The equivalent media revolution of our time, instead of a boom, is more like a bust. A recent New York Times earnings report (from Feb. 2016) showed that print ad sales had fallen 6.6 percent during 2015 and revenue was virtually flat. To be sure, digital advertising had increased 11 percent over the previous year, and the paper had added 53,000 digital subscribers. But the Times — along with every other print-heritage newspaper and magazine — is suffering because no revenue stream from digital is yet anywhere near as lucrative as advertising used to be in print.
But what if that’s changing? After 20 years of publications struggling on the Web, what if a business model was emerging that attracted revenue to publications like the Times — not just to their online version, but also to their print editions? Paris-based entrepreneurs Tatiana Jama and Lara Rouyres, both in their early 30s, may have invented exactly that. With a consumer-oriented site called Selectionnist, they have created a Web-based bridge between print publications and online shopping. It aims to turn anything in any article or ad — in print or online — into an offering in a reader’s customized shopping catalog.
This innovation came about in 2013 through Jama’s personal frustration. Tired of tearing pages from fashion magazines and then calling around or running around Paris trying to find an item she wanted to buy, she employed a sophisticated image-recognition software program to do the legwork. The result is the basis of Selectionnist. When you see an intriguing product or service in an article in a print newspaper or magazine that has an arrangement with the site, you need only to take a picture of it with a smartphone and upload it. Voila! You can get more info about the item, see what others have written about it, watch a tutorial on how to use or wear it, find out which shops carry it, or buy it directly from the brand through the Selectionnist site.
Of course, in order to access all that, you have to create an account with the site, which generates a customer profile that, in turn, provides valuable data to Selectionnist’s partners. The site thus connects readers with products, publishers with revenues from product placement, and retailers with shoppers. This media innovation potentially transforms every published image, in print or online, into digital content with a link to a source.
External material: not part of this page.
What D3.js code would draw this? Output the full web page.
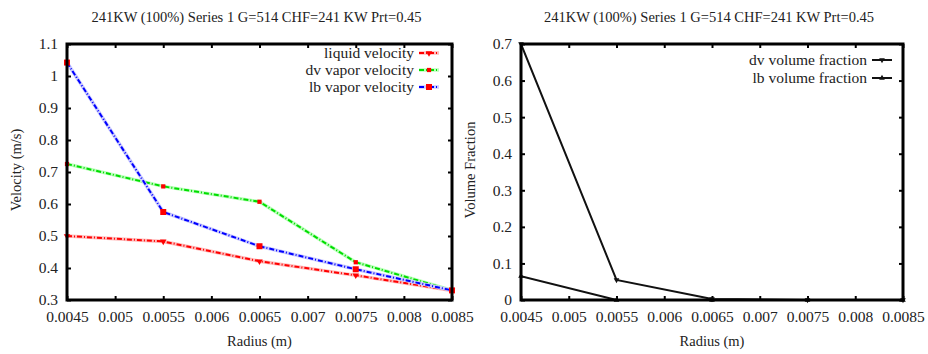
<!DOCTYPE html>
<html>
<head>
<meta charset="utf-8">
<script src="https://cdn.jsdelivr.net/npm/d3@7"></script>
<style>
  body { margin: 0; background: #fff; }
</style>
</head>
<body>
<div id="chart"></div>
<script>
// data
var radius = [0.0045, 0.0055, 0.0065, 0.0075, 0.0085];
var liquidVelocity = [0.5, 0.483, 0.421, 0.377, 0.33];
var dvVaporVelocity = [0.725, 0.655, 0.607, 0.418, 0.33];
var lbVaporVelocity = [1.042, 0.575, 0.468, 0.396, 0.33];
var dvVolumeFraction = [0.7, 0.055, 0.003, 0, 0];
var lbVolumeFraction = [0.065, 0, 0, 0, 0];
var xTicks = [0.0045, 0.005, 0.0055, 0.006, 0.0065, 0.007, 0.0075, 0.008, 0.0085];
var velTicks = [0.3, 0.4, 0.5, 0.6, 0.7, 0.8, 0.9, 1, 1.1];
var fracTicks = [0, 0.1, 0.2, 0.3, 0.4, 0.5, 0.6, 0.7];
var title = "241KW (100%) Series 1 G=514 CHF=241 KW Prt=0.45";

var FONT = "Liberation Serif";

var svg = d3.select("#chart").append("svg")
  .attr("width", 928)
  .attr("height", 354)
  .attr("font-family", FONT);

function label(sel, size) {
  return sel.attr("font-family", FONT).attr("font-size", size)
    .style("font-family", FONT).style("font-size", size + "px").attr("fill", "#222");
}

function drawPanel(opt) {
  var x = d3.scaleLinear().domain([0.0045, 0.0085]).range([opt.left, opt.right]);
  var y = d3.scaleLinear().domain(opt.yDomain).range([300, 44]);
  var g = svg.append("g");

  // title
  label(g.append("text"), 14.5)
    .attr("x", (opt.left + opt.right) / 2 - 3)
    .attr("y", 22)
    .attr("text-anchor", "middle")
    .text(title);

  // axes, ticks pointing inward, labels outside
  var bottom = g.append("g").attr("transform", "translate(0,300)")
    .call(d3.axisBottom(x).tickValues(xTicks).tickSize(-4).tickPadding(11).tickFormat(d3.format("")));
  var top = g.append("g").attr("transform", "translate(0,44)")
    .call(d3.axisTop(x).tickValues(xTicks).tickSize(-4).tickFormat(""));
  var left = g.append("g").attr("transform", `translate(${opt.left},0)`)
    .call(d3.axisLeft(y).tickValues(opt.yTicks).tickSize(-4).tickPadding(9).tickFormat(d3.format("")));
  var right = g.append("g").attr("transform", `translate(${opt.right},0)`)
    .call(d3.axisRight(y).tickValues(opt.yTicks).tickSize(-4).tickFormat(""));
  [bottom, top, left, right].forEach(function(a) {
    a.attr("font-family", FONT).attr("font-size", 15.5);
    a.select(".domain").remove();
    a.selectAll(".tick line").attr("stroke", "#000").attr("stroke-width", 2);
    label(a.selectAll(".tick text"), 15.5);
  });

  // axis titles
  label(g.append("text"), 14.5)
    .attr("x", (opt.left + opt.right) / 2)
    .attr("y", 346)
    .attr("text-anchor", "middle")
    .text("Radius (m)");
  label(g.append("text"), 14.5)
    .attr("transform", `translate(${opt.left - 46},${opt.yLabelY}) rotate(-90)`)
    .attr("text-anchor", "middle")
    .text(opt.yLabel);

  var line = d3.line().x(function(d) { return x(d[0]); }).y(function(d) { return y(d[1]); });

  var clip = "clip" + opt.left;
  svg.append("clipPath").attr("id", clip).append("rect")
    .attr("x", opt.left).attr("y", 44).attr("width", opt.right - opt.left).attr("height", 256);

  opt.series.forEach(function(s) {
    var pts = radius.map(function(r, i) { return [r, s.values[i]]; });
    if (s.halo) {
      g.append("path").datum(pts).attr("d", line).attr("fill", "none")
        .attr("stroke", s.halo).attr("stroke-width", 3.5).attr("clip-path", `url(#${clip})`);
    }
    g.append("path").datum(pts).attr("d", line).attr("fill", "none")
      .attr("stroke", s.color).attr("stroke-width", s.width)
      .attr("stroke-dasharray", s.dash).attr("clip-path", `url(#${clip})`);
    g.selectAll(null).data(pts).enter().append("path")
      .attr("transform", function(d) { return `translate(${x(d[0])},${y(d[1])}) rotate(${s.rot || 0})`; })
      .attr("d", d3.symbol().type(s.symbol).size(s.symSize))
      .attr("fill", s.markColor);
  });

  // frame
  g.append("rect")
    .attr("x", opt.left).attr("y", 44)
    .attr("width", opt.right - opt.left).attr("height", 256)
    .attr("fill", "none").attr("stroke", "#000").attr("stroke-width", 3);

  // legend
  opt.series.forEach(function(s, i) {
    var ly = opt.legendY + i * opt.legendStep;
    label(g.append("text"), 15.5)
      .attr("x", opt.legendX)
      .attr("y", ly + 5)
      .attr("text-anchor", "end")
      .text(s.name);
    if (s.halo) {
      g.append("line").attr("x1", opt.legendX + 5).attr("x2", opt.legendX + 25)
        .attr("y1", ly).attr("y2", ly).attr("stroke", s.halo).attr("stroke-width", 3.5);
    }
    g.append("line").attr("x1", opt.legendX + 5).attr("x2", opt.legendX + 25)
      .attr("y1", ly).attr("y2", ly).attr("stroke", s.color).attr("stroke-width", s.width)
      .attr("stroke-dasharray", s.dash);
    g.append("path")
      .attr("transform", `translate(${opt.legendX + 15},${ly}) rotate(${s.rot || 0})`)
      .attr("d", d3.symbol().type(s.symbol).size(s.symSize))
      .attr("fill", s.markColor);
  });
}

drawPanel({
  left: 67, right: 452,
  yDomain: [0.3, 1.1], yTicks: velTicks,
  yLabel: "Velocity (m/s)", yLabelY: 170,
  legendX: 414, legendY: 53, legendStep: 17,
  series: [
    { name: "liquid velocity", values: liquidVelocity, color: "#f00", halo: "#fbb", width: 2, dash: "5,2,1,2", symbol: d3.symbolTriangle, symSize: 18, rot: 180, markColor: "#f00" },
    { name: "dv vapor velocity", values: dvVaporVelocity, color: "#0d0", halo: "#bfb", width: 2, dash: "5,2,1,2", symbol: d3.symbolSquare, symSize: 18, markColor: "#f00" },
    { name: "lb vapor velocity", values: lbVaporVelocity, color: "#00f", halo: "#ccf", width: 2, dash: "5,2,1,2", symbol: d3.symbolSquare, symSize: 36, markColor: "#f00" }
  ]
});

drawPanel({
  left: 521, right: 903,
  yDomain: [0, 0.7], yTicks: fracTicks,
  yLabel: "Volume Fraction", yLabelY: 170,
  legendX: 867, legendY: 60, legendStep: 18,
  series: [
    { name: "dv volume fraction", values: dvVolumeFraction, color: "#111", halo: null, width: 2, dash: null, symbol: d3.symbolTriangle, symSize: 14, rot: 180, markColor: "#111" },
    { name: "lb volume fraction", values: lbVolumeFraction, color: "#111", halo: null, width: 2, dash: null, symbol: d3.symbolTriangle, symSize: 14, markColor: "#111" }
  ]
});
</script>
</body>
</html>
This media innovation potentially transforms every published image, in print or online, into digital content with a link to a source.
At least two other sites — Domino (magazine and website) and Thetake.com (which mines images of products and apparel from films and TV) — have similar ideas. But Selectionnist appears to be the first to link a broad range of print media in this way. It has already generated enough response to show that it could be a consistent and powerful source of revenue for the new media world. In 2015, it raised €2 million from venture capital firms. It signed up more than two dozen global magazines (including Elle). ”Magazines are still the largest repository of advertising and editorial features for merchandise, online and in print,” Jama points out. Selectionnist focuses on five market segments: fashion, beauty, décor (home furnishings), culture (event tickets), and children. But it — or other platforms like it — could easily extend to automobiles, financial services, travel, technology, or even business-to-business offerings.
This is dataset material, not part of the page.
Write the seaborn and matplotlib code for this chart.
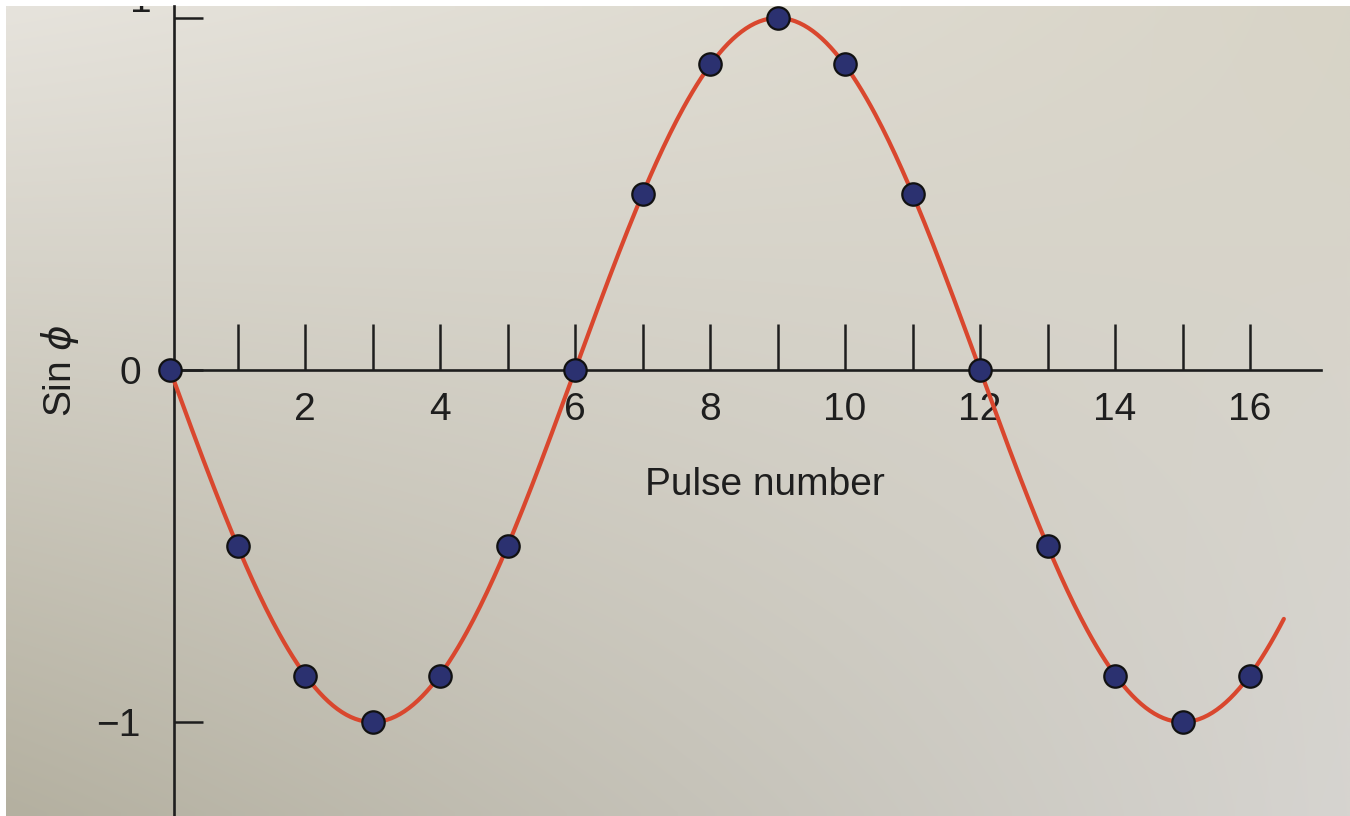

In 2015, Selectionnist raised €2 million from venture capital firms, and it signed up more than two dozen global magazines.
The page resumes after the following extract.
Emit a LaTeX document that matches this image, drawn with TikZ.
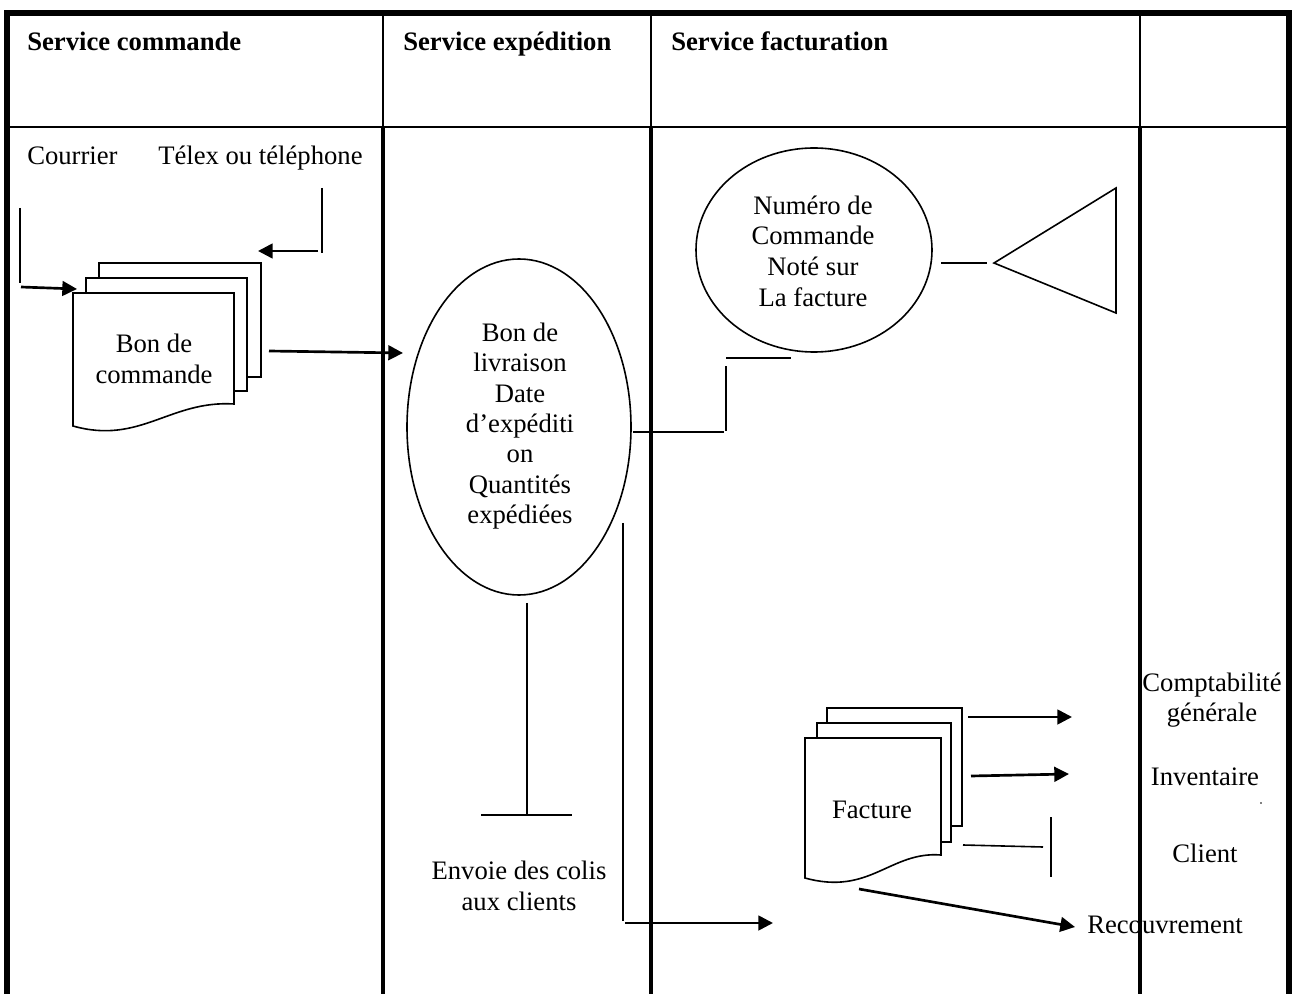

“Many customers even today can’t handle technology,” Jama told me in an interview in Paris recently, as she won the top award from NextGen, the innovation and startup committee of the American Chamber of Commerce in France. “Selectionnist is simple. You just have to know how to take a picture. Taking a picture of a product today is as powerful as going into a shop.” Jama and Rouyres are no strangers to online business. Jama is a graduate of the Sorbonne law school with an MBA from France’s prestigious HEC, who spent a year at NYU’s Sloan School of Management. She and Rouyres created (and sold in 2011) a site that collated various events and products at good prices around Paris.
Selectionnist, with a staff of 14, is targeting €1 million in revenues in 2016, but the potential of its business model is still barely explored. Customers can access items through Selectionnist only if the brand that owns the product has uploaded it to the site; this provides a strong incentive for brands to partner with Selectionnist. More than 5,000 brands have signed up; some, including L’Oreal and LVMH, have exclusive contracts with Selectionnist and pay more for prominent placement; their agreements also allow them to respond to readers and sell to them directly. All advertisers gain access to customer profiles and purchasing data the site gathers about its customers.
“The data we provide opens a wide field for future customer contact,” Jama says. “For example, if you have clicked on a new mascara and read about it and maybe watched a video demonstration on our site, but didn’t actually purchase it, the brand can follow up with you and say, ‘We noticed you didn’t buy our mascara, so here’s a coupon for something else you might like.’”
Magazines also gain data about customer transactions and interaction — data they can use directly to set advertising rates. Indeed, by blurring the lines between editorial and advertising — readers can capture images from either type of content — Selectionnist generates new types of revenues for print. For the first time, the response of print readers to ads can be tracked far more precisely, if readers are compelled to take action, than through the uncertain analytics of subscriptions and reader surveys.
The results may ultimately show a surprising amount of reader loyalty to print media, even in a digital age. “Print is the only media where publicity is not aggressive,” Jama points out. “It is where brands traditionally put most of their money, yet it has been hard to know the real return on that investment. Now we can show them where the interest came from, tell them about the customer, how long he or she spent on the site, and how much they spent.”
Ultimately, the power of Selectionnist’s model will be tested when it extends more broadly into the media landscape. Eventually, a consumer could highlight any photo from any article in any publication — for example, a shot of a lamp in the office of a politician being profiled. Even if the lamp weren’t identified, the reader could ask, “Who makes this? Where can I get it?” If this leads to an online sale, the newspaper or magazine earns a commission. If thousands of people begin to shop this way, publications might gain a massive new revenue stream. In the process, for better or worse, they would become not just sources of information but components of a larger consumer experience.